Leaving the pictures aside, transcribe every line below exactly.

──────── DATASET SECTION

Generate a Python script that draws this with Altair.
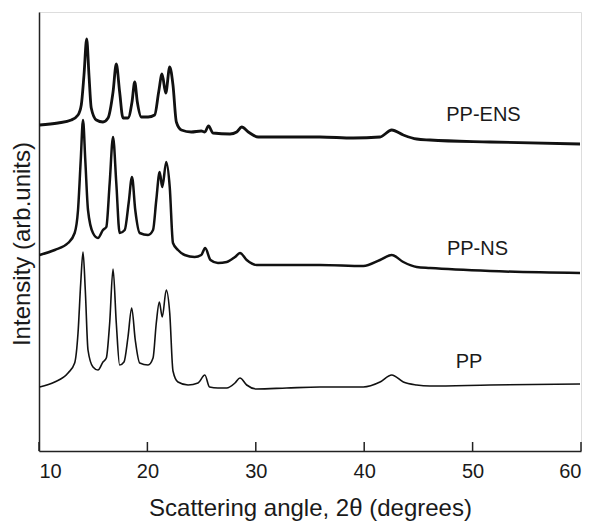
import altair as alt
import pandas as pd

# 2-theta (degrees) and intensity (arb. units)
ens_angle = [10.06, 11.75, 12.98, 13.60, 13.90, 14.15, 14.40, 14.61, 14.82, 15.29, 15.90, 16.37,
             16.83, 17.13, 17.44, 17.75, 18.21, 18.58, 18.83, 19.07, 19.44, 20.06, 20.67, 21.04,
             21.35, 21.69, 22.06, 22.36, 22.67, 23.13, 24.05, 24.97, 25.29, 25.64, 26.05, 27.62,
             28.24, 28.70, 29.31, 30.23, 32.85, 35.92, 38.99, 41.46, 42.54, 43.61, 44.84, 46.07,
             51.61, 59.91]
ens_int = [326, 328, 331, 336, 346, 376, 412, 376, 343, 331, 329, 333,
           359, 387, 359, 333, 333, 349, 369, 349, 334, 334, 336, 359,
           377, 358, 384, 366, 329, 321, 319, 320, 319, 325, 318, 317,
           319, 324, 319, 314, 314, 314, 313, 314, 321, 316, 312, 311,
           309, 307]

ns_angle = [10.06, 11.45, 12.68, 13.29, 13.60, 13.85, 14.06, 14.27, 14.52, 14.98, 15.44, 15.90,
            16.21, 16.52, 16.83, 17.13, 17.44, 17.91, 18.27, 18.58, 18.88, 19.29, 20.06, 20.52,
            20.82, 21.13, 21.37, 21.74, 22.06, 22.36, 22.82, 23.44, 24.36, 24.97, 25.33, 25.82,
            26.51, 27.32, 28.08, 28.54, 29.16, 30.08, 32.85, 35.92, 39.92, 41.46, 42.54, 43.61,
            44.84, 46.07, 51.61, 59.91]
ns_int = [196, 201, 208, 218, 241, 291, 331, 291, 241, 218, 213, 221,
          224, 268, 314, 268, 218, 221, 248, 274, 241, 218, 216, 221,
          251, 279, 264, 289, 264, 208, 201, 196, 194, 196, 203, 191,
          188, 189, 194, 198, 191, 186, 186, 186, 185, 191, 196, 189,
          184, 183, 180, 178]

pp_angle = [10.06, 11.45, 12.68, 13.29, 13.60, 13.85, 14.06, 14.27, 14.52, 14.98, 15.44, 15.90,
            16.21, 16.52, 16.83, 17.13, 17.44, 17.84, 18.21, 18.55, 18.88, 19.29, 20.06, 20.52,
            20.82, 21.10, 21.37, 21.74, 22.06, 22.36, 22.82, 23.75, 24.67, 25.30, 25.73, 26.51,
            27.32, 28.08, 28.54, 29.16, 30.08, 32.85, 35.92, 39.92, 41.46, 42.54, 43.61, 44.84,
            46.07, 51.61, 59.91]
pp_int = [64, 69, 78, 88, 118, 168, 199, 161, 101, 84, 81, 89,
          93, 128, 182, 128, 86, 89, 114, 143, 111, 88, 86, 93,
          128, 149, 134, 161, 138, 80, 69, 66, 68, 76, 64, 63,
          63, 68, 73, 66, 62, 63, 64, 64, 69, 76, 69, 66,
          65, 66, 67]

label_text = ["PP-ENS", "PP-NS", "PP"]
label_angle = [51.0, 50.45, 49.67]
label_int = [330, 196, 83]

x_ticks = [10, 20, 30, 40, 50, 60]

FONT = "Liberation Sans"
INK = "#1a1a1a"

rows = []
for name, xs, ys in [("PP-ENS", ens_angle, ens_int), ("PP-NS", ns_angle, ns_int), ("PP", pp_angle, pp_int)]:
    for i, (a, v) in enumerate(zip(xs, ys)):
        rows.append({"sample": name, "angle": a, "intensity": v, "order": i})
df = pd.DataFrame(rows)

xscale = alt.Scale(domain=[10, 60], nice=False, zero=False)
yscale = alt.Scale(domain=[0, 439], nice=False, zero=False)

xaxis = alt.Axis(values=x_ticks, ticks=False, grid=False, labelFontSize=20, labelFont=FONT,
                 labelColor=INK, labelPadding=10, title="Scattering angle, 2θ (degrees)",
                 titleFontSize=24, titleFont=FONT, titleFontWeight="normal", titleColor=INK,
                 titlePadding=15, domainColor="#222222", domainWidth=1.5)
yaxis = alt.Axis(labels=False, ticks=False, grid=False, title="Intensity (arb.units)",
                 titleFontSize=24, titleFont=FONT, titleFontWeight="normal", titleColor=INK,
                 titlePadding=5, titleY=231.5, domainColor="#222222", domainWidth=1.5)

X = lambda f: alt.X(f, scale=xscale, axis=xaxis)
Y = lambda f: alt.Y(f, scale=yscale, axis=yaxis)

base = alt.Chart(df)

widths = {"PP-ENS": 2.8, "PP-NS": 2.5, "PP": 1.6}
layers = []
for name in ["PP-ENS", "PP-NS", "PP"]:
    layers.append(
        base.transform_filter(alt.datum.sample == name)
        .mark_line(color="#111111", strokeWidth=widths[name], interpolate="monotone")
        .encode(x=X("angle:Q"), y=Y("intensity:Q"), order="order:Q")
    )

ticks = alt.Chart(pd.DataFrame({"angle": x_ticks})).mark_rule(color="#222222", strokeWidth=1.5).encode(
    x=X("angle:Q"), y=alt.value(430), y2=alt.value(439))

labels = alt.Chart(pd.DataFrame({"label": label_text, "angle": label_angle, "intensity": label_int})).mark_text(
    font=FONT, fontSize=20, color=INK, align="center", baseline="alphabetic").encode(
    x=X("angle:Q"), y=Y("intensity:Q"), text="label:N")

chart = alt.layer(*layers, ticks, labels).properties(
    width=542, height=439, autosize=alt.AutoSizeParams(type="none"),
    padding={"left": 39, "top": 12, "right": 12, "bottom": 70},
).configure_view(stroke="#b0b0b0", strokeWidth=1).configure(background="white")

chart.save("out.html", embed_options={"renderer": "svg", "actions": False})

────────────────

FINISHED TASK —
Generate a Python script that draws this with Altair.
import altair as alt
import pandas as pd

# 2-theta (degrees) and intensity (arb. units)
ens_angle = [10.06, 11.75, 12.98, 13.60, 13.90, 14.15, 14.40, 14.61, 14.82, 15.29, 15.90, 16.37,
             16.83, 17.13, 17.44, 17.75, 18.21, 18.58, 18.83, 19.07, 19.44, 20.06, 20.67, 21.04,
             21.35, 21.69, 22.06, 22.36, 22.67, 23.13, 24.05, 24.97, 25.29, 25.64, 26.05, 27.62,
             28.24, 28.70, 29.31, 30.23, 32.85, 35.92, 38.99, 41.46, 42.54, 43.61, 44.84, 46.07,
             51.61, 59.91]
ens_int = [326, 328, 331, 336, 346, 376, 412, 376, 343, 331, 329, 333,
           359, 387, 359, 333, 333, 349, 369, 349, 334, 334, 336, 359,
           377, 358, 384, 366, 329, 321, 319, 320, 319, 325, 318, 317,
           319, 324, 319, 314, 314, 314, 313, 314, 321, 316, 312, 311,
           309, 307]

ns_angle = [10.06, 11.45, 12.68, 13.29, 13.60, 13.85, 14.06, 14.27, 14.52, 14.98, 15.44, 15.90,
            16.21, 16.52, 16.83, 17.13, 17.44, 17.91, 18.27, 18.58, 18.88, 19.29, 20.06, 20.52,
            20.82, 21.13, 21.37, 21.74, 22.06, 22.36, 22.82, 23.44, 24.36, 24.97, 25.33, 25.82,
            26.51, 27.32, 28.08, 28.54, 29.16, 30.08, 32.85, 35.92, 39.92, 41.46, 42.54, 43.61,
            44.84, 46.07, 51.61, 59.91]
ns_int = [196, 201, 208, 218, 241, 291, 331, 291, 241, 218, 213, 221,
          224, 268, 314, 268, 218, 221, 248, 274, 241, 218, 216, 221,
          251, 279, 264, 289, 264, 208, 201, 196, 194, 196, 203, 191,
          188, 189, 194, 198, 191, 186, 186, 186, 185, 191, 196, 189,
          184, 183, 180, 178]

pp_angle = [10.06, 11.45, 12.68, 13.29, 13.60, 13.85, 14.06, 14.27, 14.52, 14.98, 15.44, 15.90,
            16.21, 16.52, 16.83, 17.13, 17.44, 17.84, 18.21, 18.55, 18.88, 19.29, 20.06, 20.52,
            20.82, 21.10, 21.37, 21.74, 22.06, 22.36, 22.82, 23.75, 24.67, 25.30, 25.73, 26.51,
            27.32, 28.08, 28.54, 29.16, 30.08, 32.85, 35.92, 39.92, 41.46, 42.54, 43.61, 44.84,
            46.07, 51.61, 59.91]
pp_int = [64, 69, 78, 88, 118, 168, 199, 161, 101, 84, 81, 89,
          93, 128, 182, 128, 86, 89, 114, 143, 111, 88, 86, 93,
          128, 149, 134, 161, 138, 80, 69, 66, 68, 76, 64, 63,
          63, 68, 73, 66, 62, 63, 64, 64, 69, 76, 69, 66,
          65, 66, 67]

label_text = ["PP-ENS", "PP-NS", "PP"]
label_angle = [51.0, 50.45, 49.67]
label_int = [330, 196, 83]

x_ticks = [10, 20, 30, 40, 50, 60]

FONT = "Liberation Sans"
INK = "#1a1a1a"

rows = []
for name, xs, ys in [("PP-ENS", ens_angle, ens_int), ("PP-NS", ns_angle, ns_int), ("PP", pp_angle, pp_int)]:
    for i, (a, v) in enumerate(zip(xs, ys)):
        rows.append({"sample": name, "angle": a, "intensity": v, "order": i})
df = pd.DataFrame(rows)

xscale = alt.Scale(domain=[10, 60], nice=False, zero=False)
yscale = alt.Scale(domain=[0, 439], nice=False, zero=False)

xaxis = alt.Axis(values=x_ticks, ticks=False, grid=False, labelFontSize=20, labelFont=FONT,
                 labelColor=INK, labelPadding=10, title="Scattering angle, 2θ (degrees)",
                 titleFontSize=24, titleFont=FONT, titleFontWeight="normal", titleColor=INK,
                 titlePadding=15, domainColor="#222222", domainWidth=1.5)
yaxis = alt.Axis(labels=False, ticks=False, grid=False, title="Intensity (arb.units)",
                 titleFontSize=24, titleFont=FONT, titleFontWeight="normal", titleColor=INK,
                 titlePadding=5, titleY=231.5, domainColor="#222222", domainWidth=1.5)

X = lambda f: alt.X(f, scale=xscale, axis=xaxis)
Y = lambda f: alt.Y(f, scale=yscale, axis=yaxis)

base = alt.Chart(df)

widths = {"PP-ENS": 2.8, "PP-NS": 2.5, "PP": 1.6}
layers = []
for name in ["PP-ENS", "PP-NS", "PP"]:
    layers.append(
        base.transform_filter(alt.datum.sample == name)
        .mark_line(color="#111111", strokeWidth=widths[name], interpolate="monotone")
        .encode(x=X("angle:Q"), y=Y("intensity:Q"), order="order:Q")
    )

ticks = alt.Chart(pd.DataFrame({"angle": x_ticks})).mark_rule(color="#222222", strokeWidth=1.5).encode(
    x=X("angle:Q"), y=alt.value(430), y2=alt.value(439))

labels = alt.Chart(pd.DataFrame({"label": label_text, "angle": label_angle, "intensity": label_int})).mark_text(
    font=FONT, fontSize=20, color=INK, align="center", baseline="alphabetic").encode(
    x=X("angle:Q"), y=Y("intensity:Q"), text="label:N")

chart = alt.layer(*layers, ticks, labels).properties(
    width=542, height=439, autosize=alt.AutoSizeParams(type="none"),
    padding={"left": 39, "top": 12, "right": 12, "bottom": 70},
).configure_view(stroke="#b0b0b0", strokeWidth=1).configure(background="white")

chart.save("out.html", embed_options={"renderer": "svg", "actions": False})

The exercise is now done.